State Counsellor Aung San Suu Kyi arrives at Rangoon International Airport to depart for a five-day trip to Japan on 1 November 2016. (Photo: MOI)

A group of 30 Burmese business leaders will travel to Japan on Thursday, following close behind State Counsellor Aung San Suu Kyi, who left today for a five-day visit to the country at the invitation of Japanese Prime Minister Shinzo Abe.

The business delegation will represent a wide variety of industries, from agriculture and manufacturing to healthcare and banking, according to information released by the Union of Myanmar Federation of Chamber of Commerce and Industry (UMFCCI), which organised the trip.

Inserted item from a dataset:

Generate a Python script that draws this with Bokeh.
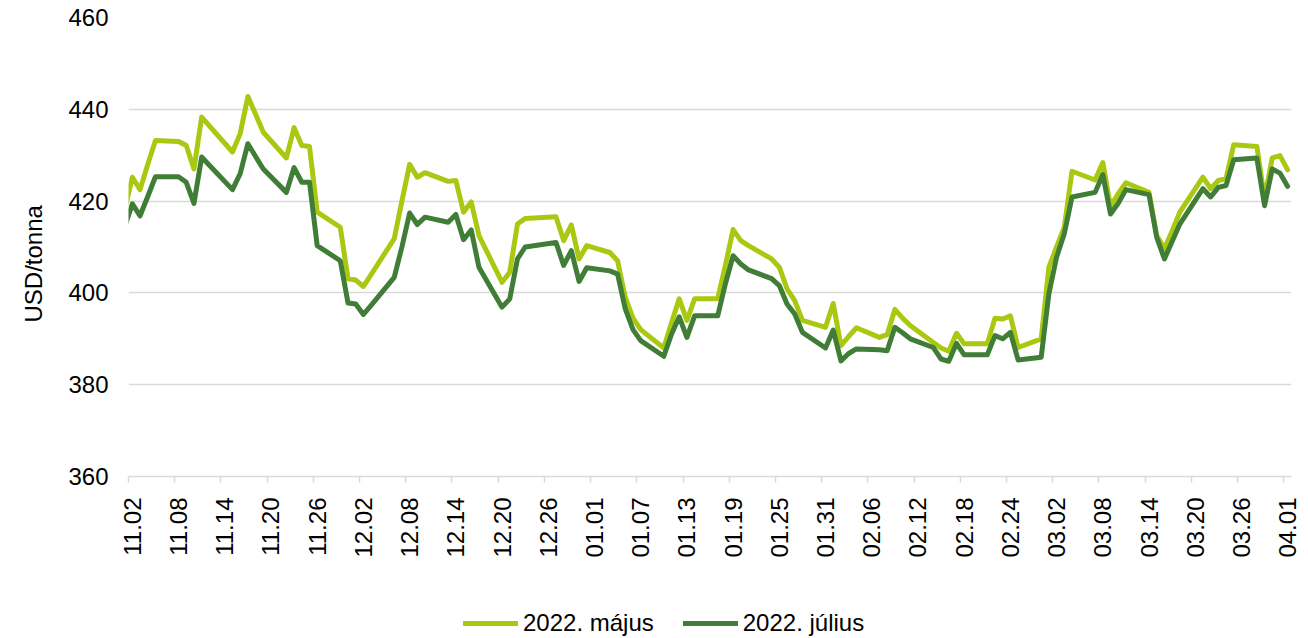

Among those who will be visiting Japan are Zaw Min Win, the UMFCCI’s newly elected chairman, and Thein Han, the managing director of the Myanmar Thilawa SEZ Holdings Public Ltd, which controls investment in the Japanese-backed Thilawa Special Economic Zone near Rangoon.

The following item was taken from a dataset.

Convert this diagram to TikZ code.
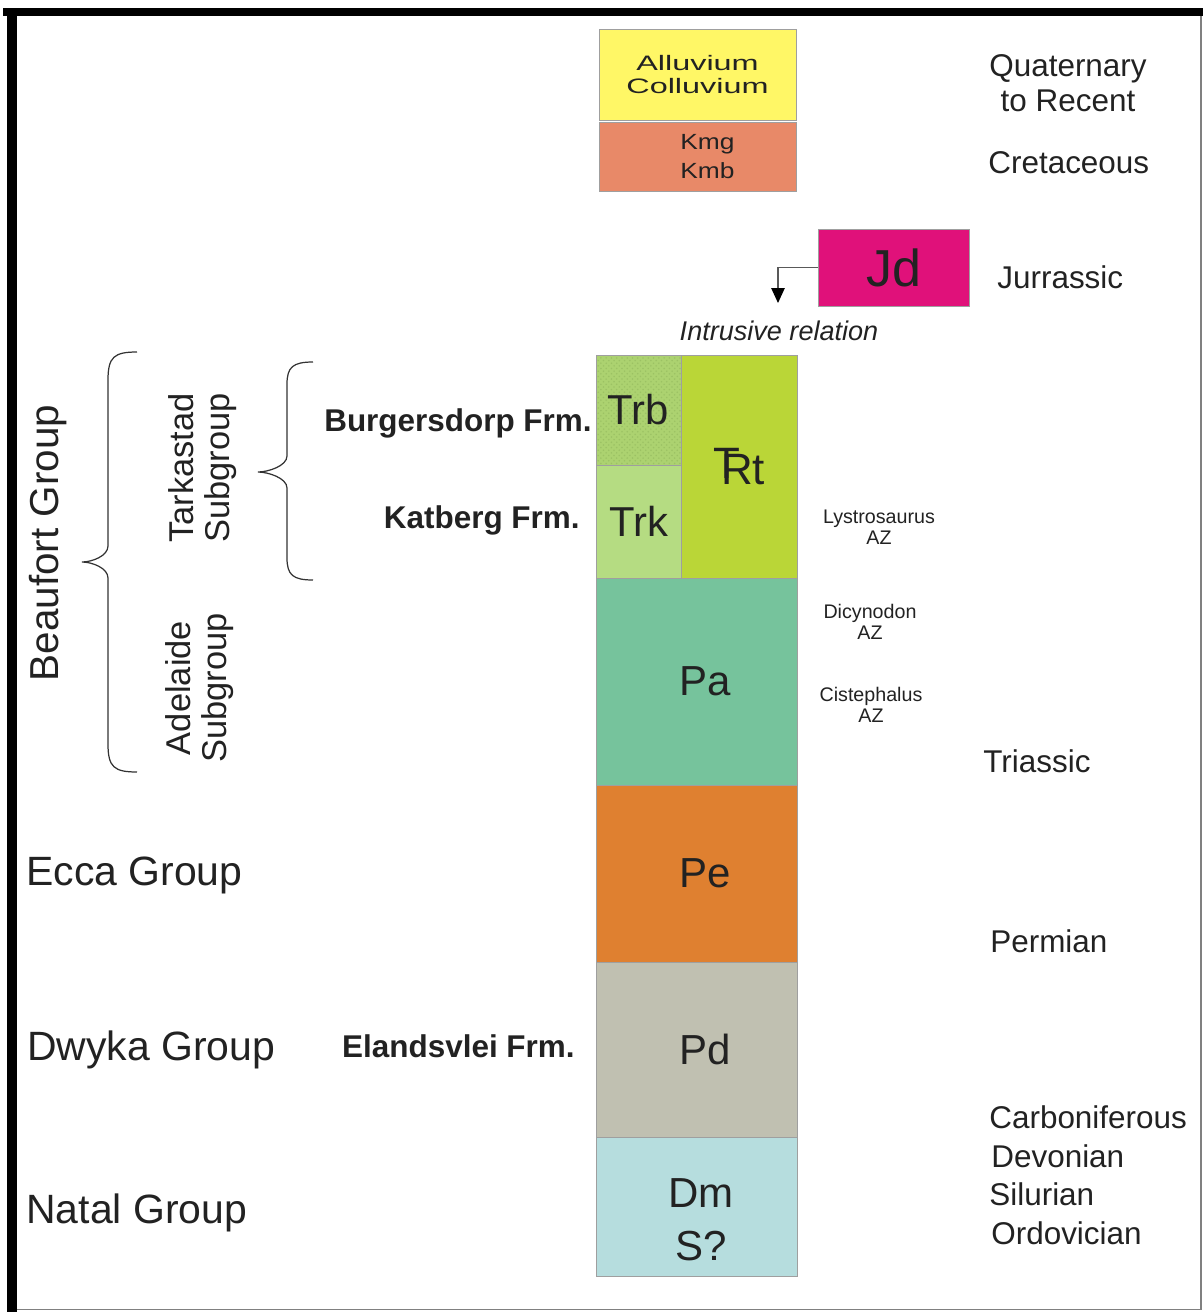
\documentclass[tikz,border=0pt]{standalone}
\usepackage{fontspec}
\setmainfont{Liberation Sans}
\newfontfamily\widefont[FakeStretch=1.55]{Liberation Sans}
\newfontfamily\kfont[FakeStretch=1.2]{Liberation Sans}
\usetikzlibrary{arrows.meta,patterns}
\newcommand{\fsz}[2]{\fontsize{#1pt}{#2pt}\selectfont}
\definecolor{cAllu}{RGB}{255,247,102}
\definecolor{cKmg}{RGB}{232,137,104}
\definecolor{cJd}{RGB}{224,17,122}
\definecolor{cTrb}{RGB}{172,210,112}
\definecolor{cTrbDot}{RGB}{156,194,100}
\definecolor{cTrk}{RGB}{181,220,130}
\definecolor{cTrt}{RGB}{186,214,55}
\definecolor{cPa}{RGB}{118,195,156}
\definecolor{cPe}{RGB}{223,128,48}
\definecolor{cPd}{RGB}{192,192,177}
\definecolor{cDm}{RGB}{182,221,222}
\definecolor{ink}{RGB}{34,34,34}

\begin{document}
\begin{tikzpicture}[x=0.02cm, y=-0.02cm, text=ink,
  unit/.style 2 args={draw=gray!75, line width=0.5pt, inner sep=0pt, align=center, minimum width=#1*0.02cm, minimum height=#2*0.02cm},
  grp/.style={anchor=base west, inner sep=0pt, font=\fsz{23.3}{27}},
  sub/.style={rotate=90, align=center, inner sep=0pt, font=\fsz{19.6}{20.5}},
  frm/.style={anchor=base east, inner sep=0pt, font=\fsz{17.9}{21}\bfseries},
  age/.style={anchor=base west, inner sep=0pt, font=\fsz{17.9}{21}},
  az/.style={align=center, inner sep=0pt, font=\fsz{11.2}{12}},
  big/.style={font=\fsz{23.8}{30}},
  mid/.style={font=\fsz{23.9}{30.2}},
  brc/.style={gray!40!black, line width=0.7pt}]
\useasboundingbox (0,0) rectangle (1203,1312);
% frame
\fill[black] (3,8) rectangle (1203,16);
\fill[black] (7,8) rectangle (17,1312);
\draw[gray, line width=0.6pt] (1201,16) -- (1201,1309.5) -- (17,1309.5);
% column
\node[unit={197}{91}, fill=cAllu, font=\widefont\fsz{11.9}{12.9}] (allu) at (697.5,74.5) {Alluvium\\Colluvium};
\node[unit={197}{69}, fill=cKmg, font=\kfont\fsz{12.5}{16.5}] (kmg) at (697.5,156.5) {\hspace*{0.9em}Kmg\\\hspace*{0.9em}Kmb};
\node[unit={151}{77}, fill=cJd, font=\fsz{29.6}{30}] (jd) at (893.5,267.5) {Jd};
\node[unit={85}{110}, big, preaction={fill=cTrb}, pattern=crosshatch dots, pattern color=cTrbDot] (trb) at (638.5,410) {Trb};
\node[unit={85}{113}, big, fill=cTrk] (trk) at (638.5,521.5) {Trk};
\node[unit={116}{223}, font=\fsz{25}{30}, fill=cTrt] (trt) at (739,466.5) {\raisebox{0.15em}{T}\kern-0.43em Rt};
\foreach \n/\c/\y/\h/\t in {pa/cPa/681.5/207/\hspace*{0.4em}Pa, pe/cPe/873.5/177/\hspace*{0.4em}Pe, pd/cPd/1049.5/175/\hspace*{0.4em}Pd, dm/cDm/1206.5/139/{\rule{0pt}{1.3em}\hspace*{0.2em}Dm\\\hspace*{0.2em}S?}}
  \node[unit={201}{\h}, mid, fill=\c] (\n) at (696.5,\y) {\t};
% intrusion
\coordinate (tip) at (778,303);
\draw[gray!70!black, line width=0.6pt, -{Triangle[length=0.3cm, width=0.27cm, color=black]}] (jd.west) -| (tip);
\node[inner sep=0pt, font=\fsz{15.4}{18}\itshape] (intr) at (779,331) {Intrusive relation};
% formations and groups
\node[frm] (burg) at (592,431) {Burgersdorp Frm.};
\node[frm] (katb) at (580,528) {Katberg Frm.};
\node[frm] (elan) at (575,1057) {Elandsvlei Frm.};
\node[grp] (ecca) at (26,885.5) {Ecca Group};
\node[grp] (dwyka) at (27,1060.5) {Dwyka Group};
\node[grp] (natal) at (26,1223) {Natal Group};
\node[rotate=90, inner sep=0pt, font=\fsz{23}{27}] (beau) at (48,543) {Beaufort Group};
\node[sub] (tark) at (203,468) {Tarkastad\\Subgroup};
\node[sub] (adel) at (200,688) {Adelaide\\Subgroup};
\foreach \xs/\xt/\xe/\ya/\yb/\ym/\c in {108/82/137/352/772/562/28, 287/258/313/362/580/472/22}
  \draw[brc] (\xe,\ya) .. controls (\xs+6,\ya) and (\xs,\ya+5) .. (\xs,\ya+\c) -- (\xs,\ym-16) .. controls (\xs,\ym-6) and (\xt+10,\ym) .. (\xt,\ym) .. controls (\xt+10,\ym) and (\xs,\ym+6) .. (\xs,\ym+16) -- (\xs,\yb-\c) .. controls (\xs,\yb-5) and (\xs+6,\yb) .. (\xe,\yb);
% ages and zones
\node[align=center, inner sep=0pt, font=\fsz{17.9}{19.9}] (quat) at (1068,83) {Quaternary\\to Recent};
\foreach \n/\t/\x/\y in {cret/Cretaceous/988/173, jur/Jurrassic/997/288, tri/Triassic/983/772, perm/Permian/990/952, carb/Carboniferous/989/1128, dev/Devonian/991/1167, sil/Silurian/989/1205, ord/Ordovician/991/1244}
  \node[age] (\n) at (\x,\y) {\t};
\node[az] (lyst) at (879,527.5) {Lystrosaurus\\AZ};
\node[az] (dicy) at (870,621.5) {Dicynodon\\AZ};
\node[az] (cist) at (871,705) {Cistephalus\\AZ};
\end{tikzpicture}
\end{document}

The visit by the business leaders comes close on the heels of Suu Kyi’s trip, which is also expected to focus on promoting investment opportunities in Burma.

According to the Ministry of Information, Suu Kyi departed from Rangoon International Airport at 7:40am on Tuesday on a Thai Airways International flight. Her trip will be from 1 to 5 November.

Accompanying her were Planning and Finance Minister Kyaw Win, Deputy Minister of the Office of State Counsellor Khin Maung Tin, and officials from the Foreign Affairs Ministry, the Office of the President, the Office of the State Counselor and the Planning and Finance Ministry.

During the trip, Suu Kyi is expected to meet with Abe and other top-level government officials.

Suu Kyi received the invitation to visit Japan during a meeting with Abe on the sidelines of the ASEAN Summit in Laos in September.

She previously visited Japan as opposition leader in April 2013, returning to the country for the first time since she resided there in the 1980s, before becoming the leader of Burma’s pro-democracy movement.

A month later, Abe returned the visit, flying to Burma with promises of almost $1 billion in development aid.

Ahead of Suu Kyi’s visit, the Japanese Prime Minister pledged to give full support to Burma’s economic development and national reconciliation process.

 

 

Correction: An earlier version of this story suggested that the UMFCCI-led business delegation would be accompanying State Counsellor Aung San Suu Kyi on her five-day visit to Japan. However, the two visits were organised independently and were scheduled to start two days apart.